Ich habe einen wunderbaren Therapeuten. Ihn gefunden und für mein Bestes gewonnen zu haben rechne ich mir selber hoch an. Seit einiger Zeit haftet ihm selber ein Leiden an: kein psychisches, sondern eine Rückenproblematik, für welche er Therapie benötigt. Ansonsten wirkt er unglaublich privilegiert: wie ein römischer Brunnen sprudelt seine Energie, sein Wissen, seine Einsicht, seine Gemütskräfte von einer vollen Schale in die nächste. Keine meiner Probleme bringt ihn in Verlegenheit, weil er die Überzeugung glaubhaft vermittelt, dass alles reichlich vorhanden ist, was zu einer Besserung beiträgt. Meine Gebrochenheit braucht mir nicht einmal selber leid zu tun. Mein Therapeut ist auch unheimlich fair. Nach gut zwei Jahren erlaube ich mir eine solche Bewertung. Er hält mich nicht fest, er verpflichtet mich nicht und fesselt mich trotzdem.
Chronos und Kairos. Auf diese beide Begriffe nahm er gestern Rekurs um mir die berechtigte Hoffnung aufzuzeigen: Der zeitliche Verlauf eines Menschenlebens hat einerseits seine Unerbittlichkeit darin, dass er unaufhaltsam dem Tod und dem Zerfall entgegen eilt. An ihm leidet der Mensch. Auch ich, der ich mich durch meine psychischen Gebresten in etlichen Versuchen zu reüssieren behindert fühle. Die Ursache sieht mein Therapeut unsentimental in einer verpassten gesunden Zuwendung in der frühen Kindheit. Oft komme ich mir wie ein gesprungener Krug vor, der im Wettbewerb mit intakten keine Chance hat beim Wasserschöpfen. Halbblinde Realisten sehen nur diesen Chronos. Mein kluger und unsentimentaler Therapeut räumt aber auch das Moment des Kairos in sein Weltbild, resp. in sein medizinisches Menschenverständis ein. Erwiesenermassen ergeben sich in der persönlichen Entwicklung günstige Augenblicke, etwas Unwiderbringliches nachzuholen. Wer kennt sie nicht, diese schwer zu beschreibenden unmerklichen und unmanipulierbaren Erfahrungen transzendentalen Glücks, Stärkung, heilsamer innerer Berührung? Auch mein Chaos und meine Zerrissenheit wird an der Unerbittlichkeit eines vorzeitigen Todes sterben, um sich in einem kairologischen Moment zu verwandeln. Für eine solche Erwartungshaltung gibt es offenbar wissenschaftlich vernünftige Grundlagen.

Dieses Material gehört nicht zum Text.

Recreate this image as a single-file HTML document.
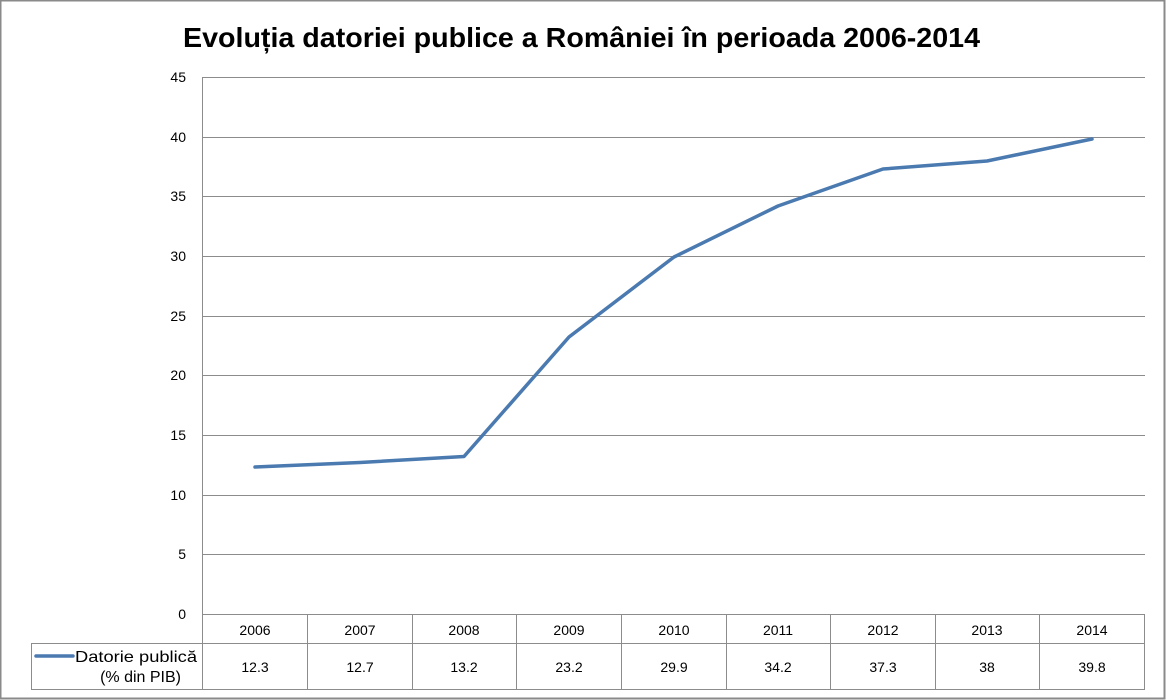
<!DOCTYPE html>
<html><head><meta charset="utf-8"><style>
html,body{margin:0;padding:0;background:#fff}
svg{display:block}
text{font-family:"Liberation Sans","DejaVu Sans",sans-serif}
</style></head><body>
<svg width="1166" height="700" viewBox="0 0 1166 700" xmlns="http://www.w3.org/2000/svg">
<rect x="0.5" y="0.5" width="1164" height="698" fill="#fff" stroke="#8a8a8a" stroke-width="2"/>
<text x="183" y="47" font-size="28" font-weight="bold" fill="#000" textLength="797" lengthAdjust="spacingAndGlyphs">Evoluția datoriei publice a României în perioada 2006-2014</text>
<g stroke="#8c8c8c" stroke-width="1">
<line x1="203" y1="77.5" x2="1145" y2="77.5"/>
<line x1="203" y1="137.5" x2="1145" y2="137.5"/>
<line x1="203" y1="196.5" x2="1145" y2="196.5"/>
<line x1="203" y1="256.5" x2="1145" y2="256.5"/>
<line x1="203" y1="316.5" x2="1145" y2="316.5"/>
<line x1="203" y1="375.5" x2="1145" y2="375.5"/>
<line x1="203" y1="435.5" x2="1145" y2="435.5"/>
<line x1="203" y1="495.5" x2="1145" y2="495.5"/>
<line x1="203" y1="554.5" x2="1145" y2="554.5"/>
<line x1="203" y1="614.5" x2="1145" y2="614.5"/>
<line x1="202.5" y1="77" x2="202.5" y2="689"/>
<line x1="31" y1="643.5" x2="1145" y2="643.5"/>
<line x1="31" y1="689.5" x2="1145" y2="689.5"/>
<line x1="31.5" y1="643" x2="31.5" y2="690"/>
<line x1="307.5" y1="614" x2="307.5" y2="690"/>
<line x1="412.5" y1="614" x2="412.5" y2="690"/>
<line x1="516.5" y1="614" x2="516.5" y2="690"/>
<line x1="621.5" y1="614" x2="621.5" y2="690"/>
<line x1="726.5" y1="614" x2="726.5" y2="690"/>
<line x1="830.5" y1="614" x2="830.5" y2="690"/>
<line x1="935.5" y1="614" x2="935.5" y2="690"/>
<line x1="1039.5" y1="614" x2="1039.5" y2="690"/>
<line x1="1144.5" y1="614" x2="1144.5" y2="690"/>
</g>
<g font-size="14" fill="#000" text-anchor="end">
<text x="186" y="82">45</text><text x="186" y="142">40</text><text x="186" y="201">35</text>
<text x="186" y="261">30</text><text x="186" y="321">25</text><text x="186" y="380">20</text>
<text x="186" y="440">15</text><text x="186" y="500">10</text><text x="186" y="559">5</text>
<text x="186" y="619">0</text>
</g>
<g font-size="14" fill="#000" text-anchor="middle">
<text x="255" y="635">2006</text><text x="360" y="635">2007</text><text x="464" y="635">2008</text>
<text x="569" y="635">2009</text><text x="674" y="635">2010</text><text x="778" y="635">2011</text>
<text x="883" y="635">2012</text><text x="987" y="635">2013</text><text x="1092" y="635">2014</text>
<text x="255" y="672">12.3</text><text x="360" y="672">12.7</text><text x="464" y="672">13.2</text>
<text x="569" y="672">23.2</text><text x="674" y="672">29.9</text><text x="778" y="672">34.2</text>
<text x="883" y="672">37.3</text><text x="987" y="672">38</text><text x="1092" y="672">39.8</text>
</g>
<line x1="36" y1="656" x2="73" y2="656" stroke="#4a7ab0" stroke-width="3.5" stroke-linecap="round"/>
<text x="75" y="662" font-size="16" fill="#000" textLength="122" lengthAdjust="spacingAndGlyphs">Datorie publică</text>
<text x="181" y="682" font-size="16" text-anchor="end" fill="#000">(% din PIB)</text>
<polyline fill="none" stroke="#4a7ab0" stroke-width="3.5" stroke-linejoin="round" stroke-linecap="round"
points="255,467 360,462.5 464,456.5 569,337 674,257 778,206 883,169 987,161 1092,139"/>
</svg>
</body></html>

Eine Mücke kann einen Elefanten plagen und ein winziger Virus, dazu noch ein ganz harmloser, von welchen Zig-Tausende in der freien Atemluft zirkulieren, bringt mich zur Strecke, besonders wenn ich psychisch bereits angefochten bin. Ich habe dann so viele Probleme, ich würde mich am liebsten ent-sorgen. Heirat? Allein die Vorstellung verspottet mich höhnisch. Und dennoch möchte ich so gern in einem sicheren Boot übers Wasser fahren zum anderen Horizont. Wenn nötig eben allein. Aber bitte, Kairos, keinen gewaltsamen Tod in endlosen Raten, keine Kompromittierungen bis ich vollständig reduziert bin.

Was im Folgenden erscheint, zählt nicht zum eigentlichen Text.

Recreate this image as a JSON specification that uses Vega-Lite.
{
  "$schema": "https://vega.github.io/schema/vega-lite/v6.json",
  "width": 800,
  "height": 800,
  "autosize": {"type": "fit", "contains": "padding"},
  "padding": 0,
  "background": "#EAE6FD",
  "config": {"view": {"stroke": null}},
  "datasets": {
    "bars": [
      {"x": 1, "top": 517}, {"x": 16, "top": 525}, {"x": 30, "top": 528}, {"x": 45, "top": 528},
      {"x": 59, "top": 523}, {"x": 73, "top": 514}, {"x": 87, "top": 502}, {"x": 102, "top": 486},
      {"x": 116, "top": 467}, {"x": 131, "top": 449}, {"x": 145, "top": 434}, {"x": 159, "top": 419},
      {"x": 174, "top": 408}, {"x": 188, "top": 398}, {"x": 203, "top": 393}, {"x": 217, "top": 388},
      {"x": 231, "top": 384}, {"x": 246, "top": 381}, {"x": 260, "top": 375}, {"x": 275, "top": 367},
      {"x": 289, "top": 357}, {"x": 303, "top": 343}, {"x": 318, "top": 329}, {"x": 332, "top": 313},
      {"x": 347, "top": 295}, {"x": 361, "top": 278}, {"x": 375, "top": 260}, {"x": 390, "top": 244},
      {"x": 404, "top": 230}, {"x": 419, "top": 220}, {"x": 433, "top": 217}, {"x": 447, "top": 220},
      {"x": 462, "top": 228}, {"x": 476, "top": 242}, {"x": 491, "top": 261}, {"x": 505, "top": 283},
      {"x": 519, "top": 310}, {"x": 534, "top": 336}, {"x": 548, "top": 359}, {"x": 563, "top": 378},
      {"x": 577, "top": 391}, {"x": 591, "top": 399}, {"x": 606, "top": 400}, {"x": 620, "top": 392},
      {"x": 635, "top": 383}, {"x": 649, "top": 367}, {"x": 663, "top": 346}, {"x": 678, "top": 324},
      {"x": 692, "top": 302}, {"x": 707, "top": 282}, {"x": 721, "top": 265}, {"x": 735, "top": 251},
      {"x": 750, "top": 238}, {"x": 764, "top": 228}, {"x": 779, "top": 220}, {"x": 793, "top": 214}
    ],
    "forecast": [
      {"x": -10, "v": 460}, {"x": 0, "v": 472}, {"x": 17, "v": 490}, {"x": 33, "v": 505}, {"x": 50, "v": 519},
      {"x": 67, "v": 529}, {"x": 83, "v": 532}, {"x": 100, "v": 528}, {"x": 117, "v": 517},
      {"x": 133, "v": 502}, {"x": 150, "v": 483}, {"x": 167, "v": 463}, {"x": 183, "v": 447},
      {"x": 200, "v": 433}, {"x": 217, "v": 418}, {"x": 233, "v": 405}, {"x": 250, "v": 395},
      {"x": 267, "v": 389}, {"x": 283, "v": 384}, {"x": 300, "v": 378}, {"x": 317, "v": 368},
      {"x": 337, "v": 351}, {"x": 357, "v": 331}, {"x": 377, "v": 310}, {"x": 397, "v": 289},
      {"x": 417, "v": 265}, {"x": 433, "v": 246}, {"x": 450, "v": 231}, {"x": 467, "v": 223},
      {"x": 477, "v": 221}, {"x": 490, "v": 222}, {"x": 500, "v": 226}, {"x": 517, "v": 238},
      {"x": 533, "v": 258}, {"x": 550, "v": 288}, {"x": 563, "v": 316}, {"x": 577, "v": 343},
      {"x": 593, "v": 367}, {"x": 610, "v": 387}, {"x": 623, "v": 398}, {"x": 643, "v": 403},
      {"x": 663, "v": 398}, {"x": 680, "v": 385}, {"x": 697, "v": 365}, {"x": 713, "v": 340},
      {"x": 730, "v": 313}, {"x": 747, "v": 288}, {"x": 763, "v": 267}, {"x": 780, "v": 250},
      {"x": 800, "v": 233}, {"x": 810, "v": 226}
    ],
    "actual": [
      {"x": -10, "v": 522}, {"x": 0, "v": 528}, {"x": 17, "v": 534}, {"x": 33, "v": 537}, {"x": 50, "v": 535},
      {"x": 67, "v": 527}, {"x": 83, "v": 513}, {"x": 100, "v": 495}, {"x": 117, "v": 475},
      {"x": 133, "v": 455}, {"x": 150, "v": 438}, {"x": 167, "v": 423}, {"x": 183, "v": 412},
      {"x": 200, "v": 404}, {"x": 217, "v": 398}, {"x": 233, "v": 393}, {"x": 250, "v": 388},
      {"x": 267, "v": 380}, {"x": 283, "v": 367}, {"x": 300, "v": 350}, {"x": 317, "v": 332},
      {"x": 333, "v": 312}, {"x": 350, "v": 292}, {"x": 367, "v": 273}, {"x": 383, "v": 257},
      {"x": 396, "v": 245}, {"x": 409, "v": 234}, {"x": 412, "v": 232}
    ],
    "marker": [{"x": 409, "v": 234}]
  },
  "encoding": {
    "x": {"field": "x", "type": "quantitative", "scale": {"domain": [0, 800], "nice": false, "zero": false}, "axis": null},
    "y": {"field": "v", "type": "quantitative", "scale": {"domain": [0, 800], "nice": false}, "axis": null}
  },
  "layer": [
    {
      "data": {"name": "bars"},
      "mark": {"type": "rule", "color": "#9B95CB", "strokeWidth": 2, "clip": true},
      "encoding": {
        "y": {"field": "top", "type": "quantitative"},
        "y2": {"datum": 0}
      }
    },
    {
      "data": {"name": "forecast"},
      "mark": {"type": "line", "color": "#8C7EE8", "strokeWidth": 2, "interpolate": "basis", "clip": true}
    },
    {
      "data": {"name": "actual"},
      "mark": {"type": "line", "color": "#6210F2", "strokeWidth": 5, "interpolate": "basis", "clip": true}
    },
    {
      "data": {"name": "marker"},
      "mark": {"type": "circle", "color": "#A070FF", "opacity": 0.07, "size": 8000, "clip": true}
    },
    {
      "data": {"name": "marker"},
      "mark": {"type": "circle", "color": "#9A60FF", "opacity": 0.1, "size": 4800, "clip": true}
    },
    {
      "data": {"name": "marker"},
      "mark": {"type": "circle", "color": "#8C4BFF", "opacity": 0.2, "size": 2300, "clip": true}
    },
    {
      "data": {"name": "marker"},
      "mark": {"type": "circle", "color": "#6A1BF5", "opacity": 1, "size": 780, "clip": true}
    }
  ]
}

Ich puzzle mich wieder zusammen. Die Teile wirken halt- und schwerelos wie bunte Daunen, und ich fürchte jeder Luftstoss löst eine ästehtische Verzweiflung aus. Bis wann soll ich die Arbeit vertagen? Bis alles flach geregnet ist und am Boden klebt? Und was mach ich inzwischen mit dem Sonnenschein in diesem seltsam frühlingshaften Winter?